As for the fires in Texas, the only way He could properly be blamed is for us to assume he slung the lightning bolts Himself (a la Zeus), or that as a doddering old mad He was simply turned the other way while some of His children played with matches. I would like once and for all to pin down the fact that one reason we regularly endure harsh natural consequences is that we live in a harsh natural world and often choose to live right next to or right on the harsh natural potential (see LA). We want all the freedom to do whatever we want, but none of the consequences.

The second response to someone who is perennially aggrieved by God’s apparent impotence is to echo God’s answer out of the whirlwind. “Who is this that darkness counsel by words without wisdom?” God, in a sense, has had enough from know-it-all-Job God and has a few questions that stretch back into eternity. Job, of course, is brought to humiliated silence. God is God, and Job is not. The job description is way behind his pay grade. Better let God be God.

Now as obvious as this answer is, a post-modern man or woman, replete with cell phone technology that surpasses former computers that took up warehouses, may find it unsatisfactory. We can google almost anything, and that has given us the power and, unfortunately, the ego of little gods. We are not comfortable being told “you wouldn’t understand," but the fact is, "you wouldn’t understand."

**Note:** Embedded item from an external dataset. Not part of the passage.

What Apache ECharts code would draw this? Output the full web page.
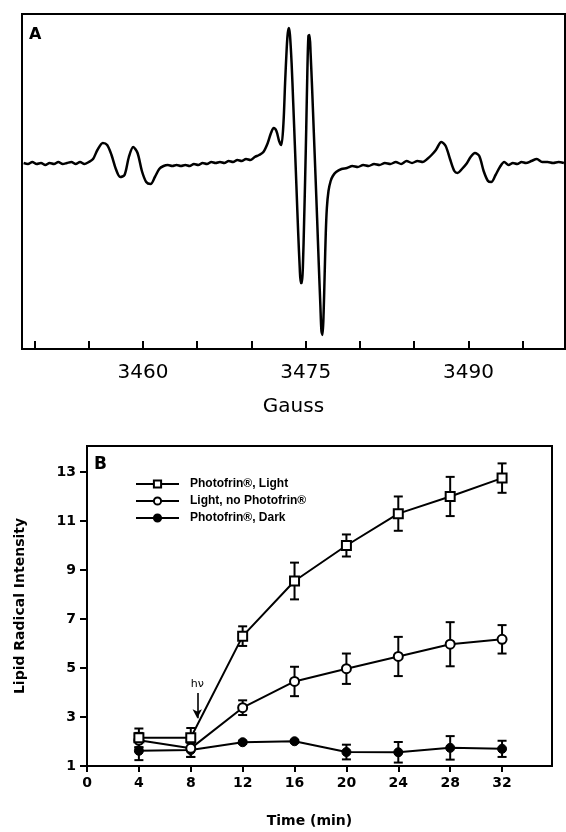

Sin has broken the world, and God is in the business of fixing it in a way that takes into account our often self-destructive free will. Frankly, we need a little humility, and need to show God a little respect. He does know what He’s doing. Thankfully, He’s used to hearing all the rants. But still it would be in your best interest to stop throwing your tantrum and listen instead of trying to bully God about.

And that brings us to the final point, the cross. The cross is God’s painful way of fixing all the brokenness. It shows a God who comes nears to us, mixing in our tears and blood, and somehow bringing out a future bright and clean.

I find as I get older my life is more focused on the cross. Parenthood has taught me about cruciform forgiveness. Failures have taught the depth of grace. Brokenness of all sorts has taught me the brilliant  necessity of the cross.

In a complex world, it’s good to know a few simple things. One of the main things is to know that God is on your side, all evidence to the contrary notwithstanding. We find this truth in so many places in Scripture but perhaps most clearly in Paul’s letter to the Romans. Paul wrote, “But God showed His love for us in that while we were still sinners Christ died for us” (Romans 5:8). This is good news indeed. You do not have to “clean up” before you come to God, and you don’t have to have it all figured out.  He came so that we could be clean. He stays around to finish the job.

I hope and pray that you carry with you every day the certainty that God really is with you, pulling for you, encouraging you, renewing you, and that nothing will separate you from His love and peace. That simple truth should serve as a North Star of your life. It is a certainty that will guide you and enable you to live in a way that honors God and brings peace to you. Now why don’t you just go ahead and lay down those questions?